Records from a dataset
________

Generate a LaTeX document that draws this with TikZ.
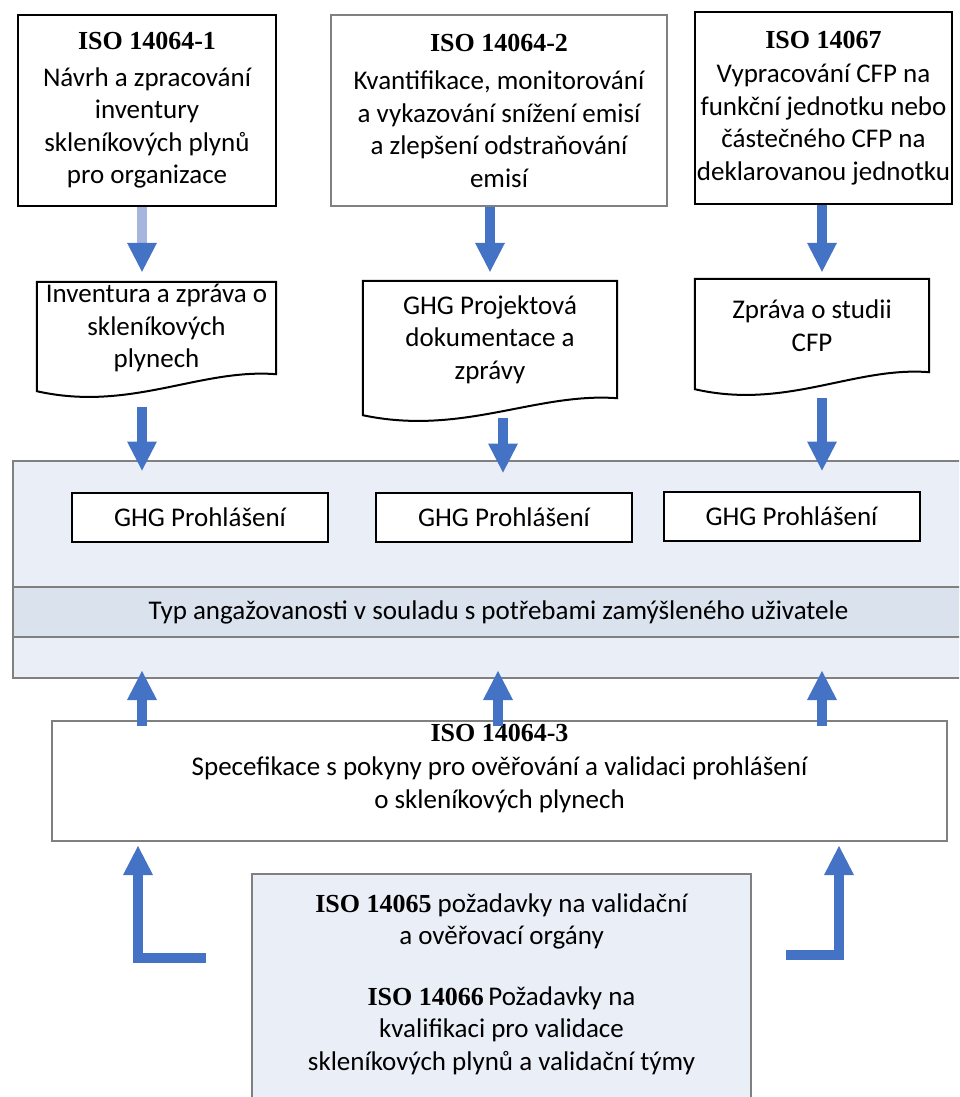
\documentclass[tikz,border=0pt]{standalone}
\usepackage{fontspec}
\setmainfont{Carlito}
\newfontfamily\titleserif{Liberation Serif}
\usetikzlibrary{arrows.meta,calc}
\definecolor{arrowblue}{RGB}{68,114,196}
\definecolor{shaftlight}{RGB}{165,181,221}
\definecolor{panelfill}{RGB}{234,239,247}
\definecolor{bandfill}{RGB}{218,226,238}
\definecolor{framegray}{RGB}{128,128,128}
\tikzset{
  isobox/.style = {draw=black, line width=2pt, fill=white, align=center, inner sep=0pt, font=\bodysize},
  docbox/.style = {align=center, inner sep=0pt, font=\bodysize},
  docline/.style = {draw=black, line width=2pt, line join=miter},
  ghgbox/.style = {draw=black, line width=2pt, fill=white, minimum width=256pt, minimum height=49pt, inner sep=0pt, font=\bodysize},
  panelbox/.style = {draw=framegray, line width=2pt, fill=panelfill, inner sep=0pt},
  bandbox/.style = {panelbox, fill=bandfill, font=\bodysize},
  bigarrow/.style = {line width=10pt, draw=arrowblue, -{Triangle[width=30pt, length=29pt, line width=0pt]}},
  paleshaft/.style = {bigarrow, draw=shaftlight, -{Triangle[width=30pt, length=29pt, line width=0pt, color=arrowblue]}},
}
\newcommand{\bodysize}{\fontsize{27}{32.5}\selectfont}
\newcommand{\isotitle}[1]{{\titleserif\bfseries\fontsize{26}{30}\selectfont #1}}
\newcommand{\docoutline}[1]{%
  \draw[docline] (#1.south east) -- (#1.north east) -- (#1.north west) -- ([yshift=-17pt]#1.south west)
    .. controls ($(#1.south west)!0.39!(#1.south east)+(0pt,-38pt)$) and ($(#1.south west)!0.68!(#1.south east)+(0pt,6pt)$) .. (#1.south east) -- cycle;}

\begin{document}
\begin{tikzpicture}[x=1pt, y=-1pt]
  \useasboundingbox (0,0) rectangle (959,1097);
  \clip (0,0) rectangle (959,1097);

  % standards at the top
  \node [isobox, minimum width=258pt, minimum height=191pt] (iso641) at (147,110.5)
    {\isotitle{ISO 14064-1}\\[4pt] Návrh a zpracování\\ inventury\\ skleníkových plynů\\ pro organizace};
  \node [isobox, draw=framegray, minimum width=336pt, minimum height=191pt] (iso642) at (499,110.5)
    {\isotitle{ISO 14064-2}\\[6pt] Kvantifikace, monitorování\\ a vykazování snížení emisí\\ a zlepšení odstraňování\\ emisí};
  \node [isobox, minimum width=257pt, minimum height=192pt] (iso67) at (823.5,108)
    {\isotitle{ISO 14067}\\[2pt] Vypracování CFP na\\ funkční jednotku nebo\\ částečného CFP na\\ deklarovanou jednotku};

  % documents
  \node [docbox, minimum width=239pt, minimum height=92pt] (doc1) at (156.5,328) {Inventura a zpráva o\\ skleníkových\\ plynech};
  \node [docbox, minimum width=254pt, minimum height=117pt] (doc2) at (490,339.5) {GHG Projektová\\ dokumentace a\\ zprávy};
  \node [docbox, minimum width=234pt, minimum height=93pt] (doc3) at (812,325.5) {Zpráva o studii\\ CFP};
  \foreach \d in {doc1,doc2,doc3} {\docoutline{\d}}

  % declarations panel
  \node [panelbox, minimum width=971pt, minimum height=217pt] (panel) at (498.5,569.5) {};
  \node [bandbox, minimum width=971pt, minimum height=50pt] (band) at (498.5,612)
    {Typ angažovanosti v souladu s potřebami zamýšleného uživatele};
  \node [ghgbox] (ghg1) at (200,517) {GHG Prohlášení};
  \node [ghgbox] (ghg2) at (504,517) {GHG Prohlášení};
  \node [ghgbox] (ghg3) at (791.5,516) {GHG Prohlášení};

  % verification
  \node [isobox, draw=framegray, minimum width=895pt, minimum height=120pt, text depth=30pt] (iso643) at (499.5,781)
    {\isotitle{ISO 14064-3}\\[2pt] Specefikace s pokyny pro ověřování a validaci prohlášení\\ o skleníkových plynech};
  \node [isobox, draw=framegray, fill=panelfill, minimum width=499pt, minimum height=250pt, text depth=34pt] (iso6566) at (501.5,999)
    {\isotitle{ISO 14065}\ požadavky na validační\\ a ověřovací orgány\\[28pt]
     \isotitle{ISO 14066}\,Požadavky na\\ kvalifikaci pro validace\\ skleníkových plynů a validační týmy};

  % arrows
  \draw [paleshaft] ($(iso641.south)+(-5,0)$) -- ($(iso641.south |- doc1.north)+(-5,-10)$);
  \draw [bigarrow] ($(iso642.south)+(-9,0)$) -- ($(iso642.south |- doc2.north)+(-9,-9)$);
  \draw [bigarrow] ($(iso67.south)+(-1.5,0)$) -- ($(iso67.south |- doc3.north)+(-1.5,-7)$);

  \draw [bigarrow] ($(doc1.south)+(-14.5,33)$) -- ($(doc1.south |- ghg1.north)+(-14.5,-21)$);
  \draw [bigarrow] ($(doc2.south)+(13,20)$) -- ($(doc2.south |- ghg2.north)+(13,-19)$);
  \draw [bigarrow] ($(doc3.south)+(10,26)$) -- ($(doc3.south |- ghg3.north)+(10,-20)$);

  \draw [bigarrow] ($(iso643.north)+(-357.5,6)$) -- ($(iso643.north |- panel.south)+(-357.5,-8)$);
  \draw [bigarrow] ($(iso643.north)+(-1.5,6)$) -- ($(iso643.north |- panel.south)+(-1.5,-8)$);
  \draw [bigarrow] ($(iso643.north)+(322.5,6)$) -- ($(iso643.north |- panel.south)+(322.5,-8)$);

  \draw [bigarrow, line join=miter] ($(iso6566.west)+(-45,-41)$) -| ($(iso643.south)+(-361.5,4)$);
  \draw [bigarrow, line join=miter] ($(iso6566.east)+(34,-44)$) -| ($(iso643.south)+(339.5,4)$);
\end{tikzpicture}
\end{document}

________

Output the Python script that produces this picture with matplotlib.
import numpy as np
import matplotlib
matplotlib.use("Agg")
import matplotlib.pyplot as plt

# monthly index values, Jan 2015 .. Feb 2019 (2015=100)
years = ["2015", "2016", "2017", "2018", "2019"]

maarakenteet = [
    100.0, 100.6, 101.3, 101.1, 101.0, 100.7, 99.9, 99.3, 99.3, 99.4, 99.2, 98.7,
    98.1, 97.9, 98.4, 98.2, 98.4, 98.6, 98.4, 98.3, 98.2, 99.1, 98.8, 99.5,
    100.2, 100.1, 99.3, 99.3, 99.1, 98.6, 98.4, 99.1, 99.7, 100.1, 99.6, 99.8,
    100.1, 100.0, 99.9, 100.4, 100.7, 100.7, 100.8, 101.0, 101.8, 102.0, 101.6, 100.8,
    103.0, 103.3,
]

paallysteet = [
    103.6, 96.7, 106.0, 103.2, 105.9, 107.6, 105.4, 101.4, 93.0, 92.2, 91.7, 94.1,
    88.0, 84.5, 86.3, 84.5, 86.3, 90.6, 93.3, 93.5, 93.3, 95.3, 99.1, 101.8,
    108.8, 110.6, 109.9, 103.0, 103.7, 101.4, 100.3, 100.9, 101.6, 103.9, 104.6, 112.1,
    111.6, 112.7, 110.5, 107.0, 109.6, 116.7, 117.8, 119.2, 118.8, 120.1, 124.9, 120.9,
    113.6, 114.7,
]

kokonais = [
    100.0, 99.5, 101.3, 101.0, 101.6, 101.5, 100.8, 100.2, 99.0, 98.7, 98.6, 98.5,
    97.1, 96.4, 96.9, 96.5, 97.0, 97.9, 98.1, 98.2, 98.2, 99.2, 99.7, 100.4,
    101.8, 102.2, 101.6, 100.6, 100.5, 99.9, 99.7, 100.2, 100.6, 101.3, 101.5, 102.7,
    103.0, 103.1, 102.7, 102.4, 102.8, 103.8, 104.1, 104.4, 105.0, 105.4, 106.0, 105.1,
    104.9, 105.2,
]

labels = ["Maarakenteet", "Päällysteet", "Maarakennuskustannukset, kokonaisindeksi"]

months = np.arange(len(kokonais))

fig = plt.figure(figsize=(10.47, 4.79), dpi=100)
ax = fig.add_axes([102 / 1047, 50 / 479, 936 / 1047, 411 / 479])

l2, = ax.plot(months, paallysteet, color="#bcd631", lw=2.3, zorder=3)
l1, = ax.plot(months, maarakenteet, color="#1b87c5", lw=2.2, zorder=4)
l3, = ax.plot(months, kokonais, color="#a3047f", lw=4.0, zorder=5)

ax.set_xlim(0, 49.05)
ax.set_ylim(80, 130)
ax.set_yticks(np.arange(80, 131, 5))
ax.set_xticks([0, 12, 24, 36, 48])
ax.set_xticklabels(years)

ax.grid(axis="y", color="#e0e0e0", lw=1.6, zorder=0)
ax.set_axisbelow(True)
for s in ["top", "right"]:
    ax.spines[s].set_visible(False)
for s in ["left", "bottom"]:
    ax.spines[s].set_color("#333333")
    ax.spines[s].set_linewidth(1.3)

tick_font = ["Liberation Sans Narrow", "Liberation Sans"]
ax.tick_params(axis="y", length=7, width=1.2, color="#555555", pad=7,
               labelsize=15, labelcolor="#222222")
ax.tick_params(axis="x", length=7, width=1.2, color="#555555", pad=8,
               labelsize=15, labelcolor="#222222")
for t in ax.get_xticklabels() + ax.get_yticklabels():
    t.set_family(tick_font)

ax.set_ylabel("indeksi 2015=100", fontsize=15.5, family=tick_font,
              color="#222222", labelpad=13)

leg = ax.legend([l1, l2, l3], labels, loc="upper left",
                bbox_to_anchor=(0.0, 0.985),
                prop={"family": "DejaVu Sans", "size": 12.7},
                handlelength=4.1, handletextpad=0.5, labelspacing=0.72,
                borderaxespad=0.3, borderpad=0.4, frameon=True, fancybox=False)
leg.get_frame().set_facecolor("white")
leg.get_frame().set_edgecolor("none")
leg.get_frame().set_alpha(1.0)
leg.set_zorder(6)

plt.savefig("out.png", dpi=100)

________

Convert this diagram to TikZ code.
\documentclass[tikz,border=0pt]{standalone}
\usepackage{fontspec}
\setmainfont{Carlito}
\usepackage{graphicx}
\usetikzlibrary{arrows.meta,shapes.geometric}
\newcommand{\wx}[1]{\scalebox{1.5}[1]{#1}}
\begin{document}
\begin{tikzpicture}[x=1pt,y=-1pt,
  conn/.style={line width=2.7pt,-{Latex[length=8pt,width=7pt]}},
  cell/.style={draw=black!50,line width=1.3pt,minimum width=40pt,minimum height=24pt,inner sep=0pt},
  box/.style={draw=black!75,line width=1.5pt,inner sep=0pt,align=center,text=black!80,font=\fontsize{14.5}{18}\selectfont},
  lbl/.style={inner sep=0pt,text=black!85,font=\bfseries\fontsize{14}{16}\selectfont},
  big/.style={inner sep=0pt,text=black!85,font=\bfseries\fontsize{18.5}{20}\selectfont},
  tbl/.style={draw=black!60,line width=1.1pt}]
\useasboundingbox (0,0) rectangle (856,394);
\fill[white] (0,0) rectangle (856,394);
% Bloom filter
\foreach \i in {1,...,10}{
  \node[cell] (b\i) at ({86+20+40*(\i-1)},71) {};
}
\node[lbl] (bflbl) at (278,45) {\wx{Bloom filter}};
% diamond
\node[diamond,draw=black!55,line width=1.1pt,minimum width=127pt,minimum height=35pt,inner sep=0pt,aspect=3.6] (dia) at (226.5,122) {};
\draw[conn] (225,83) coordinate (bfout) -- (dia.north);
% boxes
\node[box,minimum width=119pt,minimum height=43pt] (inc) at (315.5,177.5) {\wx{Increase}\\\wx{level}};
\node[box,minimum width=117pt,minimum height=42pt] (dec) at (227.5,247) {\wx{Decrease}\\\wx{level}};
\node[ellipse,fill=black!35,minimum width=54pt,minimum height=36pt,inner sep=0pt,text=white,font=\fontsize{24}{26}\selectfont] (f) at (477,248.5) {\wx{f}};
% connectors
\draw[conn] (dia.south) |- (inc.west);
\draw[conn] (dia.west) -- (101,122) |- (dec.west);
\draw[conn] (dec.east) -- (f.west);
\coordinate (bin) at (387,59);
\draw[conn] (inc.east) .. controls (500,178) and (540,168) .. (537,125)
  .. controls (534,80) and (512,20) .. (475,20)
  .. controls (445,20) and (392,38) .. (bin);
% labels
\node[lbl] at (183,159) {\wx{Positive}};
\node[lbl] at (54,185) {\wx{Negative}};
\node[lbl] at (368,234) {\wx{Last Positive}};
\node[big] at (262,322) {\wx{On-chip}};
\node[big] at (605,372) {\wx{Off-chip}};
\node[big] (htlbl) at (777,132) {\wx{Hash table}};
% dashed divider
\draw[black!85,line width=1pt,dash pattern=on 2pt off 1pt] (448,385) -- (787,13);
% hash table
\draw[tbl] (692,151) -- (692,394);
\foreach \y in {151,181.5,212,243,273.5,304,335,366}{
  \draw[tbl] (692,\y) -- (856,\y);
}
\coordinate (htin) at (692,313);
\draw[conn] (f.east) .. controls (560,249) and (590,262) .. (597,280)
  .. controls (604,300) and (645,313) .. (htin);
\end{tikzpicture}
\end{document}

________

PROMPT:
Begin with the line that has "Output the Python" in the listing above and end after the line that has "ax.spines[s].set_linewidth(1.3)"; output those lines exactly.

FINISHED TASK:
Output the Python script that produces this picture with matplotlib.
import numpy as np
import matplotlib
matplotlib.use("Agg")
import matplotlib.pyplot as plt

# monthly index values, Jan 2015 .. Feb 2019 (2015=100)
years = ["2015", "2016", "2017", "2018", "2019"]

maarakenteet = [
    100.0, 100.6, 101.3, 101.1, 101.0, 100.7, 99.9, 99.3, 99.3, 99.4, 99.2, 98.7,
    98.1, 97.9, 98.4, 98.2, 98.4, 98.6, 98.4, 98.3, 98.2, 99.1, 98.8, 99.5,
    100.2, 100.1, 99.3, 99.3, 99.1, 98.6, 98.4, 99.1, 99.7, 100.1, 99.6, 99.8,
    100.1, 100.0, 99.9, 100.4, 100.7, 100.7, 100.8, 101.0, 101.8, 102.0, 101.6, 100.8,
    103.0, 103.3,
]

paallysteet = [
    103.6, 96.7, 106.0, 103.2, 105.9, 107.6, 105.4, 101.4, 93.0, 92.2, 91.7, 94.1,
    88.0, 84.5, 86.3, 84.5, 86.3, 90.6, 93.3, 93.5, 93.3, 95.3, 99.1, 101.8,
    108.8, 110.6, 109.9, 103.0, 103.7, 101.4, 100.3, 100.9, 101.6, 103.9, 104.6, 112.1,
    111.6, 112.7, 110.5, 107.0, 109.6, 116.7, 117.8, 119.2, 118.8, 120.1, 124.9, 120.9,
    113.6, 114.7,
]

kokonais = [
    100.0, 99.5, 101.3, 101.0, 101.6, 101.5, 100.8, 100.2, 99.0, 98.7, 98.6, 98.5,
    97.1, 96.4, 96.9, 96.5, 97.0, 97.9, 98.1, 98.2, 98.2, 99.2, 99.7, 100.4,
    101.8, 102.2, 101.6, 100.6, 100.5, 99.9, 99.7, 100.2, 100.6, 101.3, 101.5, 102.7,
    103.0, 103.1, 102.7, 102.4, 102.8, 103.8, 104.1, 104.4, 105.0, 105.4, 106.0, 105.1,
    104.9, 105.2,
]

labels = ["Maarakenteet", "Päällysteet", "Maarakennuskustannukset, kokonaisindeksi"]

months = np.arange(len(kokonais))

fig = plt.figure(figsize=(10.47, 4.79), dpi=100)
ax = fig.add_axes([102 / 1047, 50 / 479, 936 / 1047, 411 / 479])

l2, = ax.plot(months, paallysteet, color="#bcd631", lw=2.3, zorder=3)
l1, = ax.plot(months, maarakenteet, color="#1b87c5", lw=2.2, zorder=4)
l3, = ax.plot(months, kokonais, color="#a3047f", lw=4.0, zorder=5)

ax.set_xlim(0, 49.05)
ax.set_ylim(80, 130)
ax.set_yticks(np.arange(80, 131, 5))
ax.set_xticks([0, 12, 24, 36, 48])
ax.set_xticklabels(years)

ax.grid(axis="y", color="#e0e0e0", lw=1.6, zorder=0)
ax.set_axisbelow(True)
for s in ["top", "right"]:
    ax.spines[s].set_visible(False)
for s in ["left", "bottom"]:
    ax.spines[s].set_color("#333333")
    ax.spines[s].set_linewidth(1.3)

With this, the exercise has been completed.